L’île comorienne de Mayotte, administrée par la France, s’enfonce dans une crise sanitaire que beaucoup refusent encore de regarder en face. Derrière les façades officielles, une épidémie avance masquée : près d’une vingtaine de nouveaux cas de VIH sont détectés chaque mois, un rythme inquiétant pour un territoire aussi petit et déjà fragilisé par de multiples urgences sociales.
Pour Moncef Mouhoudoire, directeur de Nariké M’sada, la situation a dépassé depuis longtemps le stade de l’inquiétude. « Les chiffres ne sont pas alarmants, ils sont graves. Ils étaient alarmants il y a deux, trois ou cinq ans », a-t-il lancé sur les ondes du Zakweli. Son constat est sans appel : Mayotte navigue en plein cœur d’une épidémie sous-marine, invisible car largement sous-dépistée.
« On est dans un contexte de sous-dépistage. Il y a une épidémie cachée, beaucoup de gens ont le VIH sans le savoir. »

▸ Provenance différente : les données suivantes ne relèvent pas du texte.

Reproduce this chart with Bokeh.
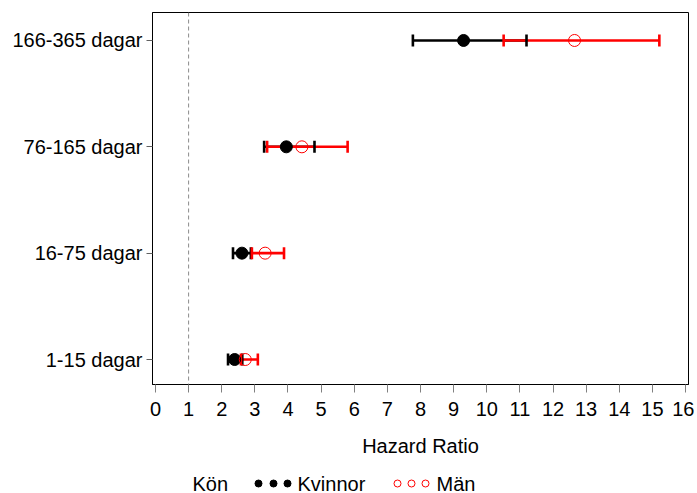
import numpy as np
from bokeh.plotting import figure
from bokeh.layouts import column
from bokeh.models import ColumnDataSource, FixedTicker, Span, Range1d
from bokeh.core.properties import value
from bokeh.embed import file_html
from bokeh.resources import INLINE

# ---- data ----
categories = ["1-15 dagar", "16-75 dagar", "76-165 dagar", "166-365 dagar"]
kvinnor_hr = [2.39, 2.61, 3.95, 9.30]
kvinnor_lo = [2.19, 2.34, 3.28, 7.77]
kvinnor_hi = [2.62, 2.88, 4.80, 11.20]
man_hr = [2.71, 3.31, 4.42, 12.65]
man_lo = [2.58, 2.91, 3.37, 10.51]
man_hi = [3.09, 3.88, 5.80, 15.21]
x_ticks = list(range(0, 17))
ref_line = 1
legend_title = "Kön"
series_names = ["Kvinnor", "Män"]

FONT = "Liberation Sans"
ypos = list(range(len(categories)))
W = 694
BL, BR = 152, 6

p = figure(width=W, height=468, output_backend="svg", toolbar_location=None,
           x_range=Range1d(-0.09, 16.09), y_range=Range1d(-0.235, 3.263),
           min_border_left=BL, min_border_right=BR, min_border_top=12, min_border_bottom=84)
p.grid.visible = False
p.outline_line_color = "black"
p.outline_line_width = 1
p.background_fill_color = "white"
p.border_fill_color = "white"

# reference line
p.add_layout(Span(location=ref_line, dimension="height", line_color="#8c8c8c",
                  line_width=1, line_dash="4 3"))

kw = ColumnDataSource(dict(y=ypos, hr=kvinnor_hr, lo=kvinnor_lo, hi=kvinnor_hi))
mn = ColumnDataSource(dict(y=ypos, hr=man_hr, lo=man_lo, hi=man_hi))

LW = 2.6
p.segment(x0="lo", x1="hi", y0="y", y1="y", source=kw, line_color="black", line_width=LW)
p.segment(x0="lo", x1="hi", y0="y", y1="y", source=mn, line_color="#ff0000", line_width=LW)
for src, col in ((kw, "black"), (mn, "#ff0000")):
    for fld in ("lo", "hi"):
        p.scatter(x=fld, y="y", source=src, marker="dash", angle=np.pi / 2, size=12,
                  line_color=col, line_width=LW)
p.scatter(x="hr", y="y", source=kw, marker="circle", size=12, fill_color="black", line_color="black")
p.scatter(x="hr", y="y", source=mn, marker="circle", size=12, fill_color=None,
          line_color="#ff0000", line_width=1)

# axes
xa = p.xaxis[0]
xa.ticker = FixedTicker(ticks=x_ticks)
xa.minor_tick_line_color = None
xa.major_tick_out = 8
xa.major_tick_in = 0
xa.major_tick_line_color = "#808080"
xa.axis_line_color = "black"
xa.major_label_text_font = FONT
xa.major_label_text_font_size = "20px"
xa.major_label_text_color = "black"
xa.major_label_standoff = 9
xa.axis_label = "Hazard Ratio"
xa.axis_label_text_font = FONT
xa.axis_label_text_font_size = "20px"
xa.axis_label_text_font_style = "normal"
xa.axis_label_text_color = "black"
xa.axis_label_standoff = 16

ya = p.yaxis[0]
ya.ticker = FixedTicker(ticks=ypos)
ya.major_label_overrides = {i: c for i, c in zip(ypos, categories)}
ya.minor_tick_line_color = None
ya.major_tick_out = 6
ya.major_tick_in = 0
ya.major_tick_line_color = "#606060"
ya.axis_line_color = "black"
ya.major_label_text_font = FONT
ya.major_label_text_font_size = "20px"
ya.major_label_text_color = "black"
ya.major_label_standoff = 4

# ---- legend strip below the chart (x in page pixels; frame aligned with chart frame) ----
LH = 25
lg = figure(width=W, height=LH, output_backend="svg", toolbar_location=None,
            x_range=Range1d(BL, W - BR), y_range=Range1d(0, LH),
            min_border_left=BL, min_border_right=BR, min_border_top=0, min_border_bottom=0)
lg.axis.visible = False
lg.grid.visible = False
lg.outline_line_color = None
lg.background_fill_color = "white"
lg.border_fill_color = "white"
ly = 10
lg.text(x=[192, 297, 436], y=[ly] * 3, text=[legend_title] + series_names,
        text_font=value(FONT), text_font_size="20px", text_color="black",
        text_baseline="middle", text_align="left")
lg.scatter(x=[258, 273, 287], y=[ly] * 3, marker="circle", size=7,
           fill_color="black", line_color="black")
lg.scatter(x=[397, 411, 425], y=[ly] * 3, marker="circle", size=7,
           fill_color=None, line_color="#ff0000", line_width=1)

layout = column(p, lg, spacing=0)
open("out.html", "w").write(file_html(layout, INLINE))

Ce manque de dépistage retarde considérablement la prise en charge. Près de 30 % des personnes dépistées arrivent déjà à un stade avancé de séropositivité, une situation dramatique sur un territoire où l’accès aux soins est difficile, les structures saturées et les ruptures de personnel fréquentes.
Contrairement à certaines idées reçues, le virus ne concerne pas uniquement les personnes migrantes. Moncef Mouhoudoire insiste : toutes les couches de la société mahoraise sont touchées, y compris des citoyens français résidant sur l’île certains préférant même se faire dépister à l’extérieur du territoire pour éviter d’être identifiés localement.

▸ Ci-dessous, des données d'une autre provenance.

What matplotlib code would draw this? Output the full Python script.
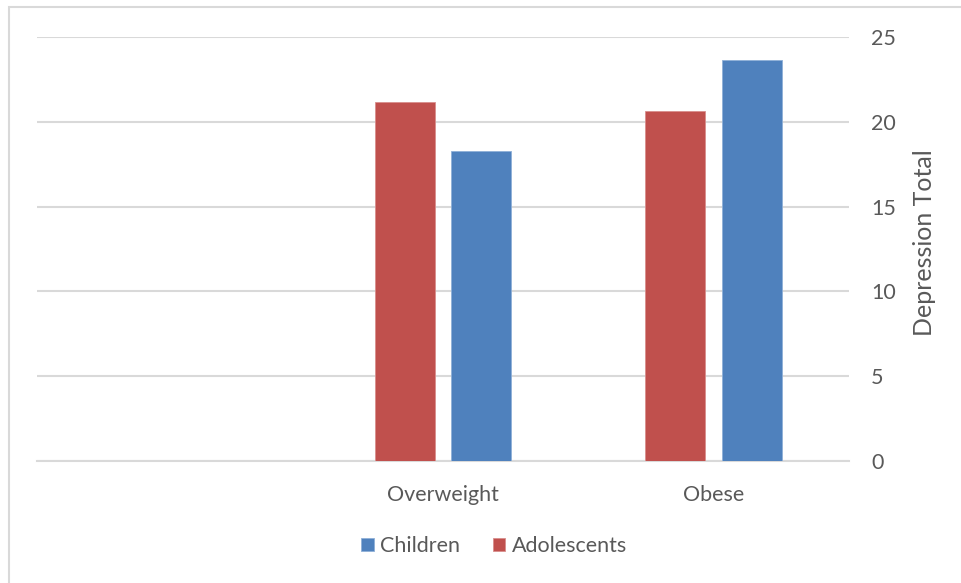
import matplotlib.pyplot as plt
import numpy as np
from matplotlib.patches import Rectangle

categories = ["", "Overweight", "Obese"]
children = [np.nan, 18.3, 23.65]
adolescents = [np.nan, 21.15, 20.65]

plt.rcParams['font.family'] = ['Lato', 'DejaVu Sans']

fig = plt.figure(figsize=(9.61, 5.83), dpi=100)
ax = fig.add_axes([37/961, 1-461/583, 812/961, 424/583])

x = np.arange(len(categories))
width = 0.222
ax.bar(x - 0.142, adolescents, width, color="#C0504D", edgecolor="#d98f8d",
       linewidth=0.6, label="Adolescents", zorder=3)
ax.bar(x + 0.142, children, width, color="#4F81BD", edgecolor="#8fb0d8",
       linewidth=0.6, label="Children", zorder=3)

ax.set_xlim(-0.5, 2.5)
ax.set_ylim(0, 25)
ax.set_yticks(np.arange(0, 26, 5))
ax.set_xticks(x)
ax.set_xticklabels(categories)

ax.yaxis.tick_right()
ax.yaxis.set_label_position("right")
ax.set_ylabel("Depression Total", fontsize=18, color="#595959", labelpad=12)
ax.yaxis.label.set_y(0.515)
ax.tick_params(axis="y", length=0, pad=16, labelsize=15.5, labelcolor="#595959")
ax.tick_params(axis="x", length=0, pad=17, labelsize=15.5, labelcolor="#595959")

# gridlines like excel
ax.grid(axis="y", color="#d9d9d9", linewidth=1.5, zorder=0)
for s in ["top", "left", "right"]:
    ax.spines[s].set_visible(False)
ax.spines["bottom"].set_color("#d9d9d9")
ax.spines["bottom"].set_linewidth(1.5)

# chart border
fig.patches.append(Rectangle((9/961, -0.1), 1.1, 1 - 7/583 + 0.1, transform=fig.transFigure,
                             fill=False, edgecolor="#d9d9d9", linewidth=1.5))

handles, labels = ax.get_legend_handles_labels()
fig.legend(handles[::-1], labels[::-1], loc="center", bbox_to_anchor=(494/961, 1-546/583),
           ncol=2, frameon=False, fontsize=15.5, labelcolor="#595959",
           handlelength=0.6, handleheight=0.6, handletextpad=0.3, columnspacing=1.5)

fig.savefig("out.png", dpi=100)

Face à cette situation explosive, le directeur de Nariké M’sada appelle les collectivités locales et l’État français à « s’intéresser davantage à la santé ». Pour lui, l’inaction actuelle revient à laisser le virus circuler librement dans une population déjà vulnérable.
À Mayotte, la pauvreté, la promiscuité, l’accès difficile aux soins, la défiance envers les institutions et la marginalisation créent un cocktail qui alimente la progression silencieuse du VIH. L’île risque de devenir l’un des foyers les plus préoccupants de l’océan Indien si rien n’est fait immédiatement.